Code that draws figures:
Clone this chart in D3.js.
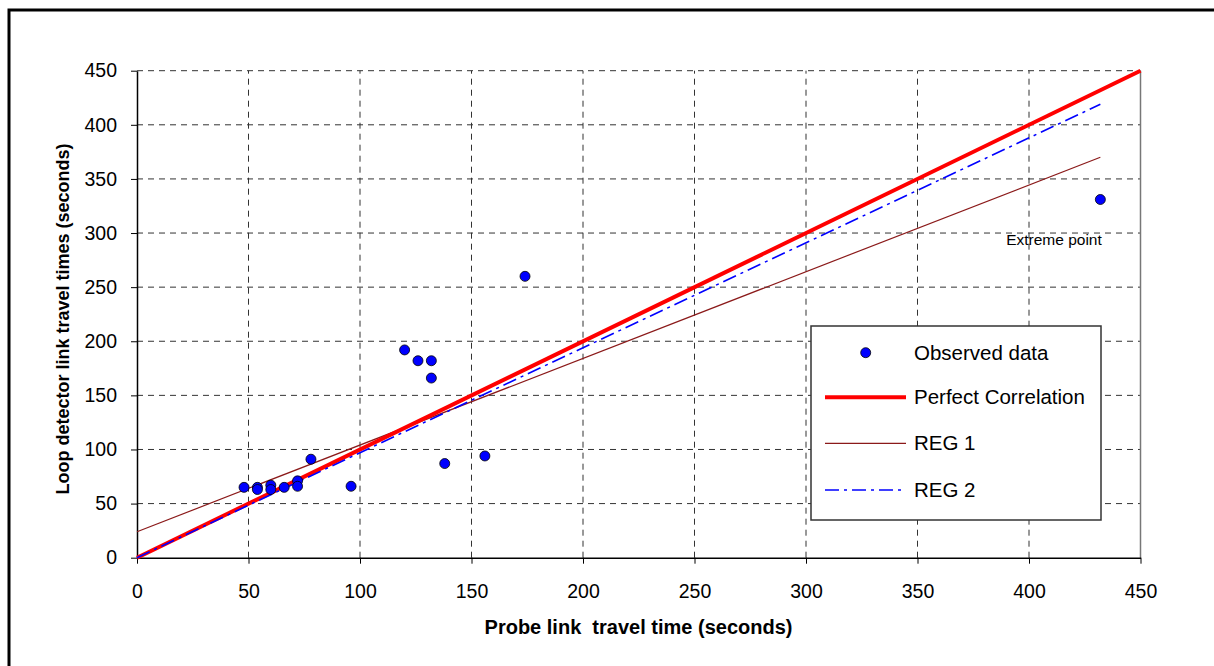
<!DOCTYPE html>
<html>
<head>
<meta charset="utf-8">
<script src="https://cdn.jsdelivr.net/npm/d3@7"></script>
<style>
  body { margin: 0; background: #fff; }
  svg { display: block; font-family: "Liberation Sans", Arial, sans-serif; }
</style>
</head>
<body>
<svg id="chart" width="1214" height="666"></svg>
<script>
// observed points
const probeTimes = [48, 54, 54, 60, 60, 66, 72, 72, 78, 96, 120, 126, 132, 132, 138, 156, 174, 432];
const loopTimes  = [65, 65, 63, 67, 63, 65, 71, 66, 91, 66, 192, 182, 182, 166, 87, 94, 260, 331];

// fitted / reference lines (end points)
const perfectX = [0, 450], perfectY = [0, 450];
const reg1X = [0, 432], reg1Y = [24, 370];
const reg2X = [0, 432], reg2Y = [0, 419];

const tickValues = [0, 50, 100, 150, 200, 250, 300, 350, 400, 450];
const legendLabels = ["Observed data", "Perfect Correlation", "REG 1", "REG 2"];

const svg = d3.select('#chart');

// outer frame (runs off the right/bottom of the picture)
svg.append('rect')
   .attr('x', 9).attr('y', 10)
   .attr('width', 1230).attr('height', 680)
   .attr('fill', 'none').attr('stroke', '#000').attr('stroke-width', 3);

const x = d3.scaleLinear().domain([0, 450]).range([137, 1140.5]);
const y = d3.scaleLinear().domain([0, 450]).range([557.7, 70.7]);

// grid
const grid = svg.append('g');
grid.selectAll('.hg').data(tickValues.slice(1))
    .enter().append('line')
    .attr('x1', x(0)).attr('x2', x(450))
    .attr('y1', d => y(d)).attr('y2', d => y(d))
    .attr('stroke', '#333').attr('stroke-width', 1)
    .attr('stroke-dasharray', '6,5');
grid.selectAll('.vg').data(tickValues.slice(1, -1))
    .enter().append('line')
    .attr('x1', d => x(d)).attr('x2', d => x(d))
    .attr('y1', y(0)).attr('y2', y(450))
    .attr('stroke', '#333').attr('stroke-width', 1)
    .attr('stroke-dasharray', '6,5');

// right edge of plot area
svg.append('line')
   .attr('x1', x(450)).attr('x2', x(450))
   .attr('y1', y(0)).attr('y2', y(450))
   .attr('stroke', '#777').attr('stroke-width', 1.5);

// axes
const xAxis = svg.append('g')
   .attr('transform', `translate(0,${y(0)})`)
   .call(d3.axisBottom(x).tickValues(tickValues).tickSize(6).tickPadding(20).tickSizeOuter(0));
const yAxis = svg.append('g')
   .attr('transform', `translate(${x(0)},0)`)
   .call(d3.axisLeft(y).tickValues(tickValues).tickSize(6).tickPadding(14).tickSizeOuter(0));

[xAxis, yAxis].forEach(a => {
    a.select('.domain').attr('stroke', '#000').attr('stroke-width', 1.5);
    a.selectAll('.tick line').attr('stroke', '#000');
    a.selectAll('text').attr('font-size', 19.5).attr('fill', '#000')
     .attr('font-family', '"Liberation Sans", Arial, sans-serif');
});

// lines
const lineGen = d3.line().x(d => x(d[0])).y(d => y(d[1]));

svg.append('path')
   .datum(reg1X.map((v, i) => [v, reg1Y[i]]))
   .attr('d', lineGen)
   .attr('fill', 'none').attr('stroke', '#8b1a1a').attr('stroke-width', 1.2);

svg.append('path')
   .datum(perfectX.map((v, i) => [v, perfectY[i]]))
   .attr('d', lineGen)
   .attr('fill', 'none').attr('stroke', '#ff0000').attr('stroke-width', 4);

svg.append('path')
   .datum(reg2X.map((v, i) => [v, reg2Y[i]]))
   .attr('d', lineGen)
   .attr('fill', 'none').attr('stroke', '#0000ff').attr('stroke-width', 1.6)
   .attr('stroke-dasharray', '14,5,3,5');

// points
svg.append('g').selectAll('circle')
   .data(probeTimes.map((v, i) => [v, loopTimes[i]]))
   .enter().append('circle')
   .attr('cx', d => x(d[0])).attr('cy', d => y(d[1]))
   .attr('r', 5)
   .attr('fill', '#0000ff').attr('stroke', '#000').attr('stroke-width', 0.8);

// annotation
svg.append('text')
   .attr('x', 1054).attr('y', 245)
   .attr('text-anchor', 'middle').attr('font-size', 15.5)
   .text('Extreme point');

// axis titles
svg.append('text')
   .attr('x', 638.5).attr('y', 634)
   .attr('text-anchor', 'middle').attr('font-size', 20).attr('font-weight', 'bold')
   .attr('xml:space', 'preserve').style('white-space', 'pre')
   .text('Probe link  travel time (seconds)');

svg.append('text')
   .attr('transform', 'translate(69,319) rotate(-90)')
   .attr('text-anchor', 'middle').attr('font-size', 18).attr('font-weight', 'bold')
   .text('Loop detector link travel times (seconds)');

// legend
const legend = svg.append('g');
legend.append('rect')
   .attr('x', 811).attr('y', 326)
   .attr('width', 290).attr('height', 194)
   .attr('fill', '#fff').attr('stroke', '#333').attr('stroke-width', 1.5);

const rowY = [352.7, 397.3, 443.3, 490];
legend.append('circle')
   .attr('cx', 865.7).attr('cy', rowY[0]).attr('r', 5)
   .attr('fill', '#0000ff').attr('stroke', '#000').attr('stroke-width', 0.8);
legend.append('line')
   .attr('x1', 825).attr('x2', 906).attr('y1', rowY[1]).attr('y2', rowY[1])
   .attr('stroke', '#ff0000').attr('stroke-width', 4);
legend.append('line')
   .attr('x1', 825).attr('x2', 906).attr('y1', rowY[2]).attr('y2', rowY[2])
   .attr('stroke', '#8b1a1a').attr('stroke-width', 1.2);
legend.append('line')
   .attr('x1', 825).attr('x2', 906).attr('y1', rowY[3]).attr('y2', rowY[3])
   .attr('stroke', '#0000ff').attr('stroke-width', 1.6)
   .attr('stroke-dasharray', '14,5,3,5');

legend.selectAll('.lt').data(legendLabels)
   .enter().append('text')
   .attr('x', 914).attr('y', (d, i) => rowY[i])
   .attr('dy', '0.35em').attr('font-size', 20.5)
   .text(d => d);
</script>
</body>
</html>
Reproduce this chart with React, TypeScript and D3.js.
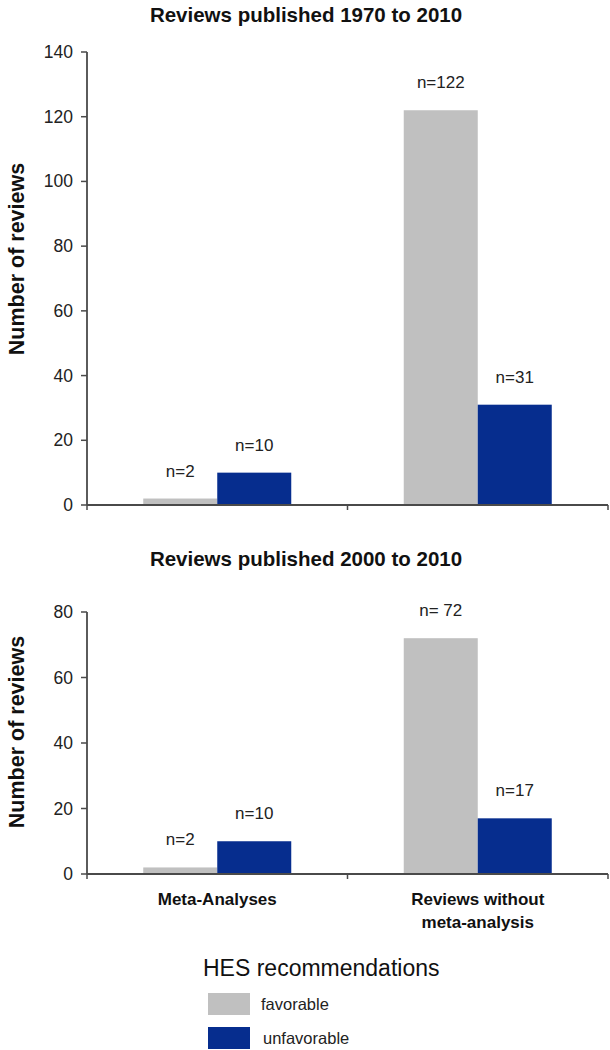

→ STATED EXERCISE
Output an exact copy of the material, with the pictures removed.

→ FINAL RESULT
Clone this chart in D3.js.
<!DOCTYPE html>
<html>
<head>
<meta charset="utf-8">
<script src="https://cdn.jsdelivr.net/npm/d3@7"></script>
<style>
  body { margin: 0; background: #fff; }
  svg { display: block; font-family: "Liberation Sans", Arial, sans-serif; }
</style>
</head>
<body>
<svg id="chart" width="1214" height="666"></svg>
<script>
// observed points
const probeTimes = [48, 54, 54, 60, 60, 66, 72, 72, 78, 96, 120, 126, 132, 132, 138, 156, 174, 432];
const loopTimes  = [65, 65, 63, 67, 63, 65, 71, 66, 91, 66, 192, 182, 182, 166, 87, 94, 260, 331];

// fitted / reference lines (end points)
const perfectX = [0, 450], perfectY = [0, 450];
const reg1X = [0, 432], reg1Y = [24, 370];
const reg2X = [0, 432], reg2Y = [0, 419];

const tickValues = [0, 50, 100, 150, 200, 250, 300, 350, 400, 450];
const legendLabels = ["Observed data", "Perfect Correlation", "REG 1", "REG 2"];

const svg = d3.select('#chart');

// outer frame (runs off the right/bottom of the picture)
svg.append('rect')
   .attr('x', 9).attr('y', 10)
   .attr('width', 1230).attr('height', 680)
   .attr('fill', 'none').attr('stroke', '#000').attr('stroke-width', 3);

const x = d3.scaleLinear().domain([0, 450]).range([137, 1140.5]);
const y = d3.scaleLinear().domain([0, 450]).range([557.7, 70.7]);

// grid
const grid = svg.append('g');
grid.selectAll('.hg').data(tickValues.slice(1))
    .enter().append('line')
    .attr('x1', x(0)).attr('x2', x(450))
    .attr('y1', d => y(d)).attr('y2', d => y(d))
    .attr('stroke', '#333').attr('stroke-width', 1)
    .attr('stroke-dasharray', '6,5');
grid.selectAll('.vg').data(tickValues.slice(1, -1))
    .enter().append('line')
    .attr('x1', d => x(d)).attr('x2', d => x(d))
    .attr('y1', y(0)).attr('y2', y(450))
    .attr('stroke', '#333').attr('stroke-width', 1)
    .attr('stroke-dasharray', '6,5');

// right edge of plot area
svg.append('line')
   .attr('x1', x(450)).attr('x2', x(450))
   .attr('y1', y(0)).attr('y2', y(450))
   .attr('stroke', '#777').attr('stroke-width', 1.5);

// axes
const xAxis = svg.append('g')
   .attr('transform', `translate(0,${y(0)})`)
   .call(d3.axisBottom(x).tickValues(tickValues).tickSize(6).tickPadding(20).tickSizeOuter(0));
const yAxis = svg.append('g')
   .attr('transform', `translate(${x(0)},0)`)
   .call(d3.axisLeft(y).tickValues(tickValues).tickSize(6).tickPadding(14).tickSizeOuter(0));

[xAxis, yAxis].forEach(a => {
    a.select('.domain').attr('stroke', '#000').attr('stroke-width', 1.5);
    a.selectAll('.tick line').attr('stroke', '#000');
    a.selectAll('text').attr('font-size', 19.5).attr('fill', '#000')
     .attr('font-family', '"Liberation Sans", Arial, sans-serif');
});

// lines
const lineGen = d3.line().x(d => x(d[0])).y(d => y(d[1]));

svg.append('path')
   .datum(reg1X.map((v, i) => [v, reg1Y[i]]))
   .attr('d', lineGen)
   .attr('fill', 'none').attr('stroke', '#8b1a1a').attr('stroke-width', 1.2);

svg.append('path')
   .datum(perfectX.map((v, i) => [v, perfectY[i]]))
   .attr('d', lineGen)
   .attr('fill', 'none').attr('stroke', '#ff0000').attr('stroke-width', 4);

svg.append('path')
   .datum(reg2X.map((v, i) => [v, reg2Y[i]]))
   .attr('d', lineGen)
   .attr('fill', 'none').attr('stroke', '#0000ff').attr('stroke-width', 1.6)
   .attr('stroke-dasharray', '14,5,3,5');

// points
svg.append('g').selectAll('circle')
   .data(probeTimes.map((v, i) => [v, loopTimes[i]]))
   .enter().append('circle')
   .attr('cx', d => x(d[0])).attr('cy', d => y(d[1]))
   .attr('r', 5)
   .attr('fill', '#0000ff').attr('stroke', '#000').attr('stroke-width', 0.8);

// annotation
svg.append('text')
   .attr('x', 1054).attr('y', 245)
   .attr('text-anchor', 'middle').attr('font-size', 15.5)
   .text('Extreme point');

// axis titles
svg.append('text')
   .attr('x', 638.5).attr('y', 634)
   .attr('text-anchor', 'middle').attr('font-size', 20).attr('font-weight', 'bold')
   .attr('xml:space', 'preserve').style('white-space', 'pre')
   .text('Probe link  travel time (seconds)');

svg.append('text')
   .attr('transform', 'translate(69,319) rotate(-90)')
   .attr('text-anchor', 'middle').attr('font-size', 18).attr('font-weight', 'bold')
   .text('Loop detector link travel times (seconds)');

// legend
const legend = svg.append('g');
legend.append('rect')
   .attr('x', 811).attr('y', 326)
   .attr('width', 290).attr('height', 194)
   .attr('fill', '#fff').attr('stroke', '#333').attr('stroke-width', 1.5);

const rowY = [352.7, 397.3, 443.3, 490];
legend.append('circle')
   .attr('cx', 865.7).attr('cy', rowY[0]).attr('r', 5)
   .attr('fill', '#0000ff').attr('stroke', '#000').attr('stroke-width', 0.8);
legend.append('line')
   .attr('x1', 825).attr('x2', 906).attr('y1', rowY[1]).attr('y2', rowY[1])
   .attr('stroke', '#ff0000').attr('stroke-width', 4);
legend.append('line')
   .attr('x1', 825).attr('x2', 906).attr('y1', rowY[2]).attr('y2', rowY[2])
   .attr('stroke', '#8b1a1a').attr('stroke-width', 1.2);
legend.append('line')
   .attr('x1', 825).attr('x2', 906).attr('y1', rowY[3]).attr('y2', rowY[3])
   .attr('stroke', '#0000ff').attr('stroke-width', 1.6)
   .attr('stroke-dasharray', '14,5,3,5');

legend.selectAll('.lt').data(legendLabels)
   .enter().append('text')
   .attr('x', 914).attr('y', (d, i) => rowY[i])
   .attr('dy', '0.35em').attr('font-size', 20.5)
   .text(d => d);
</script>
</body>
</html>
Reproduce this chart with React, TypeScript and D3.js.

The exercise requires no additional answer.